Knowing whether a point is inside a polygon is conceptually a straightforward exercise but computationally a tricky task to perform. The way to perform this operation in `GeoPandas` is through the `contains` method, available for each polygon object.

The `contains()`method is only one in a family of spatial topology operations, such as `intersects`, `touces`, `within`, etc.

In [None]:
poly = cities.loc[12, "geometry"] # select one city
pt1 = cents[0] # centroid of a city
pt2 = cents[12] # centroid of another city

And we can perform the checks as follows:

In [None]:
poly.contains(pt1)

In [None]:
poly.contains(pt2)

Performing point-in-polygon in this way is instructive and useful for pedagogical reasons, but for cases with many points and polygons, it is not particularly efficient. In these situations, it is much more advisable to perform them as a **[spatial join](https://geopandas.org/en/stable/docs/user_guide/mergingdata.html#spatial-joins)**.

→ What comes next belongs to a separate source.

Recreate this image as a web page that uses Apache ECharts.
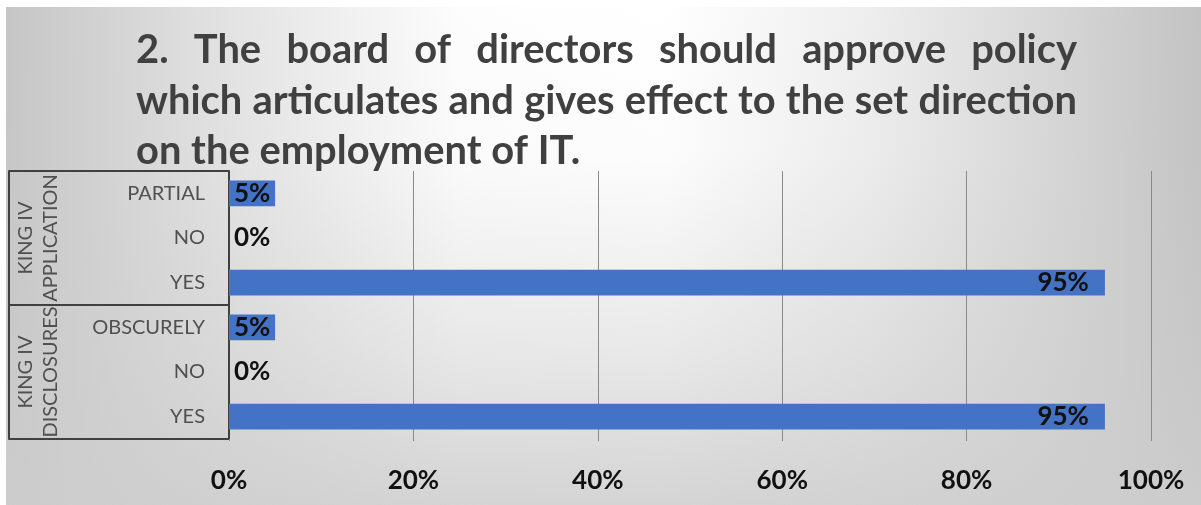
<!DOCTYPE html>
<html>
<head>
<meta charset="utf-8">
<script src="https://cdn.jsdelivr.net/npm/echarts@6/dist/echarts.min.js"></script>
<style>
  html, body { margin: 0; padding: 0; background: #ffffff; }
  #chart { width: 1201px; height: 505px; }
</style>
</head>
<body>
<div id="chart"></div>
<script>
// ---- chart content ----
const titleLines = [
  '2. The board of directors should approve policy',
  'which articulates and gives effect to the set direction',
  'on the employment of IT.'
];
const groupLabels = ['KING IV\nAPPLICATION', 'KING IV\nDISCLOSURES'];
const categories = ['PARTIAL', 'NO', 'YES', 'OBSCURELY', 'NO', 'YES'];
const values = [5, 0, 95, 5, 0, 95];
const axisMin = 0;
const axisMax = 100;
const axisStep = 20;

// ---- title layout: justified paragraph, last line left-aligned ----
const TITLE_FONT = 'Lato';
const TITLE_LEFT = 136;
const TITLE_RIGHT = 1077;
const TITLE_MID_Y = [50, 101, 151];
const measureCtx = document.createElement('canvas').getContext('2d');
function textWidth(str, size) {
  measureCtx.font = 'bold ' + size + 'px ' + TITLE_FONT;
  return measureCtx.measureText(str).width;
}
// size chosen so that the second line runs the full text column at natural spacing
const titleSize = Math.min(40, 100 * (TITLE_RIGHT - TITLE_LEFT - 4) / textWidth(titleLines[1], 100));

function titleWords() {
  const out = [];
  titleLines.forEach((line, li) => {
    const words = line.split(' ');
    const widths = words.map(w => textWidth(w, titleSize));
    const total = widths.reduce((a, b) => a + b, 0);
    const natural = textWidth(' ', titleSize);
    const justify = li < titleLines.length - 1;
    const gap = justify ? (TITLE_RIGHT - TITLE_LEFT - total) / (words.length - 1) : natural;
    let x = TITLE_LEFT;
    words.forEach((w, i) => {
      out.push({
        type: 'text',
        x: x,
        y: TITLE_MID_Y[li],
        z: 10,
        silent: true,
        style: {
          text: w,
          font: 'bold ' + titleSize.toFixed(2) + 'px ' + TITLE_FONT,
          fill: '#404040',
          align: 'left',
          verticalAlign: 'middle'
        }
      });
      x += widths[i] + gap;
    });
  });
  return out;
}

const chart = echarts.init(document.getElementById('chart'), null, { renderer: 'canvas' });

const axisColor = '#404040';
const labelFont = 'Lato';

chart.setOption({
  backgroundColor: '#ffffff',
  animation: false,
  graphic: [
    // soft grey backdrop, light towards the upper middle
    {
      type: 'rect', z: -100, silent: true,
      shape: { x: 6, y: 7, width: 1195, height: 498 },
      style: {
        fill: new echarts.graphic.LinearGradient(0, 0, 1, 0, [
          { offset: 0, color: '#c6c6c6' },
          { offset: 0.18, color: '#e2e2e2' },
          { offset: 0.38, color: '#fdfdfd' },
          { offset: 0.55, color: '#ffffff' },
          { offset: 0.72, color: '#eeeeee' },
          { offset: 0.88, color: '#d6d6d6' },
          { offset: 1, color: '#c3c3c3' }
        ])
      }
    },
    {
      type: 'rect', z: -99, silent: true,
      shape: { x: 6, y: 7, width: 1195, height: 498 },
      style: {
        fill: new echarts.graphic.LinearGradient(0, 0, 0, 1, [
          { offset: 0, color: 'rgba(200,200,200,0)' },
          { offset: 0.3, color: 'rgba(205,205,205,0.05)' },
          { offset: 0.7, color: 'rgba(205,205,205,0.45)' },
          { offset: 1, color: 'rgba(205,205,205,0.85)' }
        ])
      }
    }
  ].concat(titleWords()),
  grid: { left: 229, right: 50, top: 171, bottom: 66, containLabel: false },
  xAxis: {
    type: 'value',
    min: axisMin,
    max: axisMax,
    interval: axisStep,
    axisLine: { show: false },
    axisTick: { show: true, length: 2, lineStyle: { color: '#8a8a8a' } },
    splitLine: { show: true, lineStyle: { color: '#8a8a8a', width: 1 } },
    axisLabel: {
      formatter: '{value}%',
      fontFamily: labelFont,
      fontWeight: 'bold',
      fontSize: 26,
      color: '#111111',
      margin: 29
    }
  },
  yAxis: [
    {
      type: 'category',
      inverse: true,
      data: categories,
      axisLine: { show: true, lineStyle: { color: axisColor, width: 2 } },
      axisTick: { show: false },
      axisLabel: {
        interval: 0,
        fontFamily: labelFont,
        fontSize: 20,
        color: '#505050',
        margin: 24
      }
    },
    {
      type: 'category',
      inverse: true,
      position: 'left',
      offset: 220,
      data: groupLabels,
      axisLine: { show: true, lineStyle: { color: axisColor, width: 2 } },
      axisTick: { show: true, inside: true, interval: 0, length: 220, lineStyle: { color: axisColor, width: 2 } },
      axisLabel: {
        interval: 0,
        hideOverlap: false,
        inside: true,
        rotate: 90,
        margin: 29,
        align: 'center',
        verticalAlign: 'middle',
        lineHeight: 25,
        fontFamily: labelFont,
        fontSize: 20,
        color: '#505050'
      }
    }
  ],
  series: [
    {
      type: 'bar',
      yAxisIndex: 0,
      barWidth: '58%',
      itemStyle: { color: '#4472c4' },
      label: {
        show: true,
        formatter: '{c}%',
        fontFamily: labelFont,
        fontWeight: 'bold',
        fontSize: 26,
        color: '#111111'
      },
      data: values.map(v => ({
        value: v,
        label: v >= 50
          ? { position: 'insideRight', distance: 16 }
          : { position: 'insideLeft', distance: 5 }
      }))
    }
  ]
});
</script>
</body>
</html>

Similarly, the Geopandas method `overlay()` is an efficient way of performing spatial **[set-based operations](https://geopandas.org/en/stable/docs/user_guide/set_operations.html)**  (*intersection, unions, difference*, etc.)

### Buffers

Buffers are one of the classical geospatial operations in which an area is drawn around a particular geometry, based on a chosen radius. These are very useful, for instance, in combination with point-in-polygon operations to calculate accessibility, catchment areas, etc.

For this example, we will use the bars table, but will **reproject** it to the same CRS as `cities`, so it is expressed in metres:

In [None]:
pois_projected = pois.to_crs(cities.crs) #more on CRS below!

To create a buffer using `GeoPandas`, simply call the `buffer` method, passing in the radius. For example, to draw a 500m. buffer around every bar in Madrid:

In [None]:
buf = pois_projected.buffer(500)
buf.head()

Notice how the geometries are now polygons!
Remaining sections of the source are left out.